Entertainment Savings
- Opt for free or low-cost entertainment, like local events or library resources.
- Utilize discounts, coupons, and streaming services.
Building Good Credit
Maintaining a good credit score is essential for securing loans, renting apartments, or even job opportunities. Understanding the key factors that affect credit scores is the first step:
- Payment History: Always pay bills on time.
- Credit Utilization: Keep balances low relative to your credit limit.
- Credit Age: The longer your credit history, the better.
- Credit Inquiries: Limit unnecessary credit applications.
Use credit cards responsibly by selecting cashback or rewards cards and paying off the balance in full each month to avoid interest charges.
Financial Wellness and Mental Health
Financial stress can take a toll on mental health.

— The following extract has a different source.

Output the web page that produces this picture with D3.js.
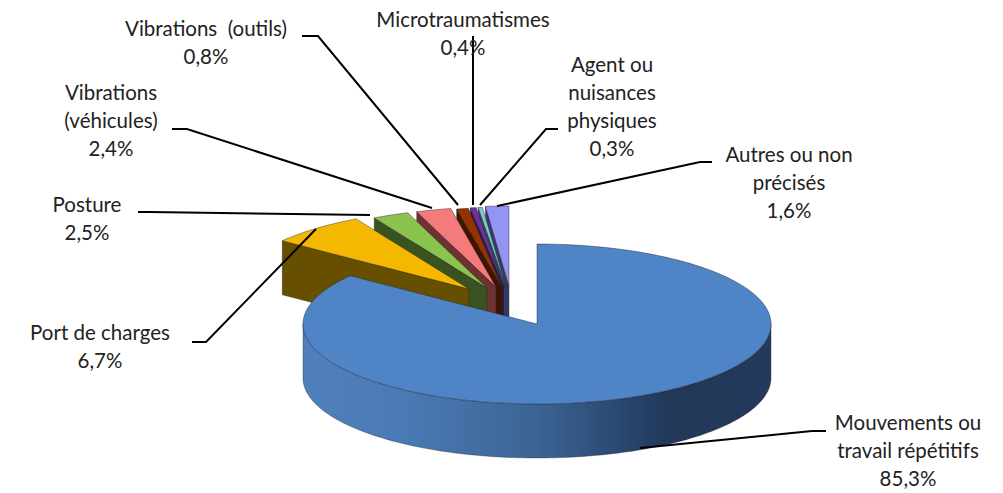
<!DOCTYPE html>
<html><head><meta charset="utf-8">
<script src="https://cdnjs.cloudflare.com/ajax/libs/d3/7.8.5/d3.min.js"></script>
<style>html,body{margin:0;background:#fff}svg{display:block}
text{font-family:"Lato",sans-serif;font-size:20.5px;fill:#222;text-anchor:middle}</style></head><body>
<svg id="c" width="1003" height="493"></svg>
<script>
const categories=["Mouvements ou travail répétitifs","Port de charges","Posture","Vibrations (véhicules)","Vibrations (outils)","Microtraumatismes","Agent ou nuisances physiques","Autres ou non précisés"];
const values=[85.3,6.7,2.5,2.4,0.8,0.4,0.3,1.6];
const topColors=["#4f84c6","#f5b800","#8ac44e","#f57a7c","#953200","#7030a0","#7fc9d6","#9494f4"];
const wallColors=["#4f80bd","#665000","#3a521f","#6e3232","#3f1500","#2e1a5a","#33505a","#3a3a6a"];
const offsets=[[0,0],[-68,-35],[-50,-36],[-41,-37],[-35,-36.5],[-33,-37],[-31,-37],[-28,-38]];
const labelLines=[["Mouvements ou","travail répétitifs","85,3%"],["Port de charges","6,7%"],["Posture","2,5%"],["Vibrations","(véhicules)","2,4%"],["Vibrations  (outils)","0,8%"],["Microtraumatismes","0,4%"],["Agent ou","nuisances","physiques","0,3%"],["Autres ou non","précisés","1,6%"]];
const labelPos=[[908,430],[100,340],[87,212],[111,100],[206,36],[463,27],[612,72],[789,162]];
const leaders=[[[640,448],[812,431],[826,431]],[[316,229],[206,342],[192,342]],[[370,215],[150,212],[138,212]],[[432,208],[187,129],[172,129]],[[458,205],[318,36],[302,36]],[[473,205],[473,48],[473,36]],[[480,205],[546,129],[558,129]],[[497,206],[700,162],[712,162]]];

const cx=537,cy=324,rx=234,ry=80,depth=54;
const svg=d3.select("#c");
const arcs=d3.pie().sort(null).value(d=>d)(values);
const px=d3.scaleLinear().domain([-1,1]).range([-rx,rx]);
const py=d3.scaleLinear().domain([-1,1]).range([-ry,ry]);
const pt=(a,o,dz=0)=>[cx+o[0]+px(Math.sin(a)),cy+o[1]-py(Math.cos(a))+dz];
const sweep=(a0,a1,o,dz=0)=>{const n=Math.max(2,Math.ceil((a1-a0)/0.02));return d3.range(n+1).map(i=>pt(a0+(a1-a0)*i/n,o,dz));};
const line=d3.line().curve(d3.curveLinear);

const defs=svg.append("defs");
const g=defs.append("linearGradient").attr("id","wall").attr("gradientUnits","userSpaceOnUse").attr("x1",cx-rx).attr("x2",cx+rx).attr("y1",0).attr("y2",0);
[[0,"#4f80bd"],[.2,"#4a7bb6"],[.5,"#3c6494"],[.7,"#28446d"],[.78,"#213858"],[1,"#233a5c"]].forEach(s=>g.append("stop").attr("offset",s[0]).attr("stop-color",s[1]));

// exploded slices: back-right ones first, main slice last
d3.range(arcs.length-1,0,-1).forEach(i=>{
  const a=arcs[i],o=offsets[i],apex=[cx+o[0],cy+o[1]];
  const corner=pt(a.startAngle,o);
  svg.append("path").attr("d",line([corner,apex,[apex[0],apex[1]+depth],[corner[0],corner[1]+depth]])+"Z")
    .attr("fill",wallColors[i]).attr("stroke","#222").attr("stroke-opacity",.55).attr("stroke-width",.8);
  svg.append("path").attr("d",line([apex,...sweep(a.startAngle,a.endAngle,o)])+"Z")
    .attr("fill",topColors[i]).attr("stroke","#222").attr("stroke-opacity",.55).attr("stroke-width",.8);
});
// main slice
const m=arcs[0],o0=offsets[0];
const wa0=Math.PI/2,wa1=3*Math.PI/2;
svg.append("path").attr("d",line([...sweep(wa0,wa1,o0),...sweep(wa0,wa1,o0,depth).reverse()])+"Z")
  .attr("fill","url(#wall)").attr("stroke","#222").attr("stroke-opacity",.45).attr("stroke-width",.8);
svg.append("path").attr("d",line([[cx,cy],...sweep(m.startAngle,m.endAngle,o0)])+"Z")
  .attr("fill",topColors[0]).attr("stroke","#223").attr("stroke-opacity",.55).attr("stroke-width",.8);

// leaders
leaders.forEach(l=>svg.append("path").attr("d",line(l)).attr("fill","none").attr("stroke","#000").attr("stroke-width",2));
// labels
labelLines.forEach((ls,i)=>{
  const t=svg.append("text").attr("x",labelPos[i][0]).attr("y",labelPos[i][1]);
  ls.forEach((s,j)=>t.append("tspan").attr("x",labelPos[i][0]).attr("dy",j?28:0).attr("xml:space","preserve").text(s));
});
</script></body></html>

If you feel overwhelmed, remember that you’re not alone. Set realistic financial goals and celebrate small victories.
Avoid comparing yourself to others—social media often portrays unrealistic financial success. If needed, seek advice from financial professionals or mentors to guide your journey.
Resources and Tools
Take advantage of the many tools available to help manage your finances:
- Budgeting Apps: Mint, YNAB (You Need a Budget)
- Financial Advice: NerdWallet, Investopedia
- Credit Monitoring: Experian, Credit Karma
- Professional Help: Financial advisors, credit counselors
Conclusion
Financial stability is a journey—one that requires patience, discipline, and smart decision-making. By budgeting wisely, saving consistently, and making informed investment choices, you can build a secure financial future.
Stay proactive, seek help when needed, and take control of your financial well-being. With each step, you move closer to financial freedom.